As he reached the corner, Carl saw a group of mounted men dashing up the cross street in front of him. Panic rose in his throat and sqeezed it shut as he recognized the Yankee patrol that had jumped him and beat him when he'd been on his way home from the war. He wheeled his horse to find a place of concealment. Then he realized where he was, turned the horse again, and tried to calm his pounding heart. The soldiers were probably racing through the streets of Mount Jackson to make a ruckus, and he felt foolish to be caught in their trap.
“Easy, boy,” he told his horse. “It ain’t likely they’ll take after me in town.”

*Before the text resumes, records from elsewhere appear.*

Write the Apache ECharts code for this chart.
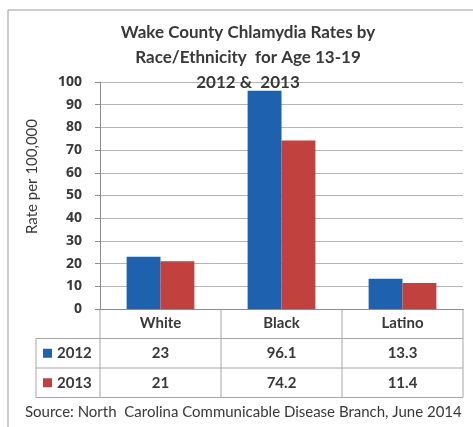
<!DOCTYPE html>
<html><head><meta charset="utf-8">
<script src="https://cdn.jsdelivr.net/npm/echarts@6/dist/echarts.min.js"></script>
<style>html,body{margin:0;padding:0;background:#fff}#c{width:473px;height:427px}</style>
</head><body><div id="c"></div>
<script>
const categories = ['White', 'Black', 'Latino'];
const seriesNames = ['2012', '2013'];
const values2012 = [23, 96.1, 13.3];
const values2013 = [21, 74.2, 11.4];
const tableLabels2012 = ['23', '96.1', '13.3'];
const tableLabels2013 = ['21', '74.2', '11.4'];
const titleLines = ['Wake County Chlamydia Rates by', 'Race/Ethnicity  for Age 13-19', '2012 &  2013'];
const yAxisName = 'Rate per 100,000';
const sourceText = 'Source: North  Carolina Communicable Disease Branch, June 2014';

const colors = ['#1d61af', '#c1413e'];
const font = 'Lato, "Open Sans", sans-serif';
const numFont = '"Open Sans", "Noto Sans", sans-serif';
const textColor = '#383838';
const lineColor = '#a6a6a6';

const chart = echarts.init(document.getElementById('c'));
chart.setOption({
  animation: false,
  backgroundColor: '#fff',
  title: {
    text: titleLines.join('\n'),
    left: 243, top: 15, textAlign: 'center',
    textStyle: { fontFamily: font, fontSize: 17, fontWeight: 'bold', color: textColor, lineHeight: 25 }
  },
  grid: { left: 100, right: 10, top: 82, bottom: 118 },
  xAxis: {
    type: 'category', data: categories,
    axisLine: { lineStyle: { color: '#8c8c8c' } },
    axisTick: { show: false },
    axisLabel: { fontFamily: font, fontSize: 15, fontWeight: 'bold', color: textColor, margin: 7 }
  },
  yAxis: {
    type: 'value', min: 0, max: 100, interval: 10,
    axisLine: { show: true, lineStyle: { color: '#8c8c8c' } },
    axisTick: { show: true, length: 5, lineStyle: { color: '#8c8c8c' } },
    axisLabel: { fontFamily: numFont, fontSize: 14, lineHeight: 14, fontWeight: 'bold', color: textColor, margin: 18 },
    splitLine: { lineStyle: { color: '#b5b5b5' } }
  },
  series: [
    { name: seriesNames[0], type: 'bar', data: values2012, itemStyle: { color: colors[0] }, barGap: '0%', barCategoryGap: '44%' },
    { name: seriesNames[1], type: 'bar', data: values2013, itemStyle: { color: colors[1] }, barGap: '0%', barCategoryGap: '44%' }
  ]
});

// Data table under the axis, positioned from the axis scales
const centers = categories.map(c => chart.convertToPixel({ xAxisIndex: 0 }, c));
const band = centers[1] - centers[0];
const left = centers[0] - band / 2;
const right = centers[centers.length - 1] + band / 2;
const y0 = chart.convertToPixel({ yAxisIndex: 0 }, 0);
const yTop = chart.convertToPixel({ yAxisIndex: 0 }, 100);
const rowH = 29.5;
const legendLeft = 36;
const g = [];
// outer frame
g.push({ type: 'rect', shape: { x: 8, y: 10, width: 500, height: 450 }, style: { fill: null, stroke: '#9a9a9a', lineWidth: 1 }, z: 0 });
// y axis name
g.push({ type: 'text', x: 32, y: (y0 + yTop) / 2 - 19, rotation: Math.PI / 2,
  style: { text: yAxisName, font: '15px ' + font, fill: textColor, align: 'center', verticalAlign: 'middle' } });
// horizontal lines
[1, 2, 3].forEach(i => {
  g.push({ type: 'line', shape: { x1: legendLeft, y1: y0 + rowH * i, x2: right, y2: y0 + rowH * i }, style: { stroke: lineColor, lineWidth: 1 } });
});
// vertical lines
for (let i = 0; i <= categories.length; i++) {
  const x = left + band * i;
  g.push({ type: 'line', shape: { x1: x, y1: y0, x2: x, y2: y0 + rowH * 3 }, style: { stroke: lineColor, lineWidth: 1 } });
}
g.push({ type: 'line', shape: { x1: legendLeft, y1: y0 + rowH, x2: legendLeft, y2: y0 + rowH * 3 }, style: { stroke: lineColor, lineWidth: 1 } });
const rows = [tableLabels2012, tableLabels2013];
rows.forEach((row, r) => {
  const cy = y0 + rowH * (r + 1.5);
  g.push({ type: 'rect', shape: { x: legendLeft + 7, y: cy - 4.5, width: 9, height: 9 }, style: { fill: colors[r] } });
  g.push({ type: 'text', x: legendLeft + 21, y: cy, style: { text: seriesNames[r], font: 'bold 15px ' + font, fill: textColor, verticalAlign: 'middle', align: 'left' } });
  row.forEach((t, i) => {
    g.push({ type: 'text', x: centers[i], y: cy, style: { text: t, font: 'bold 15px ' + font, fill: textColor, verticalAlign: 'middle', align: 'center' } });
  });
});
g.push({ type: 'text', x: 25, y: 412, style: { text: sourceText, font: '15px ' + font, fill: textColor, verticalAlign: 'middle', align: 'left' } });
chart.setOption({ graphic: g });
</script>
</body></html>
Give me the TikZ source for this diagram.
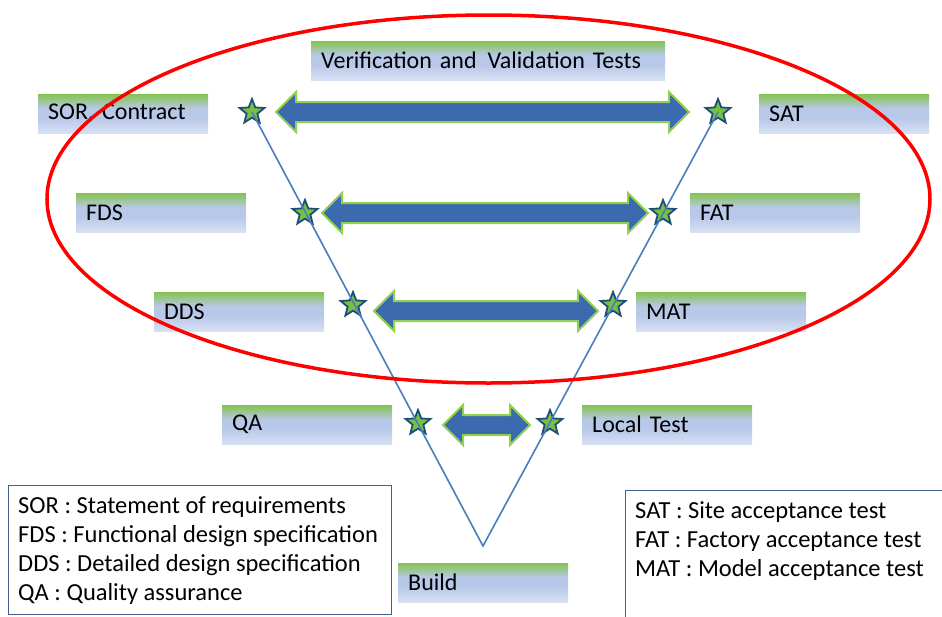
\documentclass[tikz,border=0pt]{standalone}
\usepackage{fontspec}
\setmainfont{Carlito}
\usetikzlibrary{shapes.geometric}
\definecolor{lgreen}{HTML}{84C44E}
\definecolor{lmid}{HTML}{B8C8E8}
\definecolor{lbot}{HTML}{D8E1F3}
\definecolor{arrfill}{HTML}{3B6AAE}
\definecolor{arrline}{HTML}{92D050}
\definecolor{starfill}{HTML}{78C043}
\definecolor{starline}{HTML}{1F4E79}
\definecolor{vcol}{HTML}{4A7EBB}
\definecolor{legline}{HTML}{41628F}
\pgfdeclareverticalshading{lblshade}{100bp}{color(0bp)=(lbot); color(25bp)=(lbot); color(45bp)=(lmid); color(57bp)=(lmid); color(75bp)=(lgreen); color(100bp)=(lgreen)}
\newcommand\dblarrow[3]{%
  \filldraw[arrow box] (#1,#3) -- ({#1+20},{#3-20}) -- ({#1+20},{#3-10}) -- ({#2-20},{#3-10}) -- ({#2-20},{#3-20}) -- (#2,#3) -- ({#2-20},{#3+20}) -- ({#2-20},{#3+10}) -- ({#1+20},{#3+10}) -- ({#1+20},{#3+20}) -- cycle;}
\tikzset{
  lbl/.style={shading=lblshade, rectangle, minimum height=39pt, minimum width=170pt, text width=150pt, inner xsep=10pt, inner ysep=0pt, align=left, anchor=north west, font=\fontsize{24}{28}\selectfont},
  arrow box/.style={fill=arrfill, draw=arrline, line width=2pt, line join=miter},
  vstar/.style={star, star points=5, star point ratio=2.3, minimum size=26pt, inner sep=0pt, fill=starfill, draw=starline, line width=1.8pt},
  vline/.style={draw=vcol, line width=1.6pt},
  legtext/.style={align=left, inner sep=0pt, anchor=base west, font=\fontsize{24.5}{29}\selectfont},
  legbox/.style={draw=legline, line width=1pt}
}
\begin{document}
\begin{tikzpicture}[x=1pt, y=-1pt]
\useasboundingbox (0,0) rectangle (942,616);
% labels
\node[lbl, minimum width=354pt, text width=334pt] (vv) at (311,41) {Verification and\hspace{3pt} Validation Tests};
\node[lbl] (sor) at (38,94) {SOR, Contract};
\node[lbl] (sat) at (759,94) {SAT};
\node[lbl] (fds) at (76,193) {FDS};
\node[lbl] (fat) at (690,193) {FAT};
\node[lbl] (dds) at (154,292) {DDS};
\node[lbl] (mat) at (636,292) {MAT};
\node[lbl] (qa) at (222,405) {QA};
\node[lbl] (lt) at (582,405) {Local Test};
\node[lbl] (build) at (398,563) {Build};
% double arrows
\dblarrow{276}{689}{112}
\dblarrow{322}{648}{213}
\dblarrow{374}{598}{311}
\dblarrow{443}{530}{425}
% stars
\node[vstar] (l1) at (252,112) {};
\node[vstar] (r1) at (718,112) {};
\node[vstar] (l2) at (305,213) {};
\node[vstar] (r2) at (663,213) {};
\node[vstar] (l3) at (353,305) {};
\node[vstar] (r3) at (613,305) {};
\node[vstar] (l4) at (418,423) {};
\node[vstar] (r4) at (550,423) {};
\coordinate (vb) at (483,546);
\draw[vline] (l1.center) -- (vb) -- (r1.center);
% legends
\draw[legbox] (8,485) rectangle (391,614);
\node[legtext] (legl) at (18,600) {SOR : Statement of requirements\\FDS : Functional design specification\\DDS : Detailed design specification\\QA : Quality assurance};
\draw[legbox] (625,490) rectangle (960,640);
\node[legtext] (legr) at (635,576) {SAT : Site acceptance test\\FAT : Factory acceptance test\\MAT : Model acceptance test};
% red ellipse
\draw[red, line width=3.5pt] (488.5,199) ellipse [x radius=441.5pt, y radius=184pt];
\end{tikzpicture}
\end{document}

The Yankees drew up at the far end of the street, then turned and started back to town. As they thundered toward him, Carl noticed a young girl opposite him, evidently trying to decide whether to cross. She hesitated a moment, then bolted out into the street. In the middle, she looked around at the approaching soldiers, tripped, and fell into the road.
Without thinking, Carl spurred his horse into the street, leaned out from his saddle, and plucked the arising girl from the muck. The horse carried them across the road while the Yankees whooped and whistled as they rushed by, venting their disappointment. Carl got down the street, turned a corner, then pulled up, set the girl on her feet and slid from the saddle.
“Hush my mouth! That was the foolest thing I ever seen a body do!” Carl made no attempt to stop the hot words from tumbling out of his mouth. He glared at the girl, standing in the street with her chin up and her eyes flashing, auburn hair disheveled, the front of her clothes mud-caked and dripping. “You surely could have been killed, and that’s a fact! You keep clear away from that gang of Yankees, you hear? Darn fool girl, anyhow.” He remounted and left her standing there, pridefully biting back tears of relief. Then he rode away, shaking mud and slime off his arm, and muttering to himself.
Love at first sight . . . or not so much?
*Since I'm not exactly sure my existing published novel qualifies under the rules, I'm not making a whole lot about this post. However, I hope you enjoy it.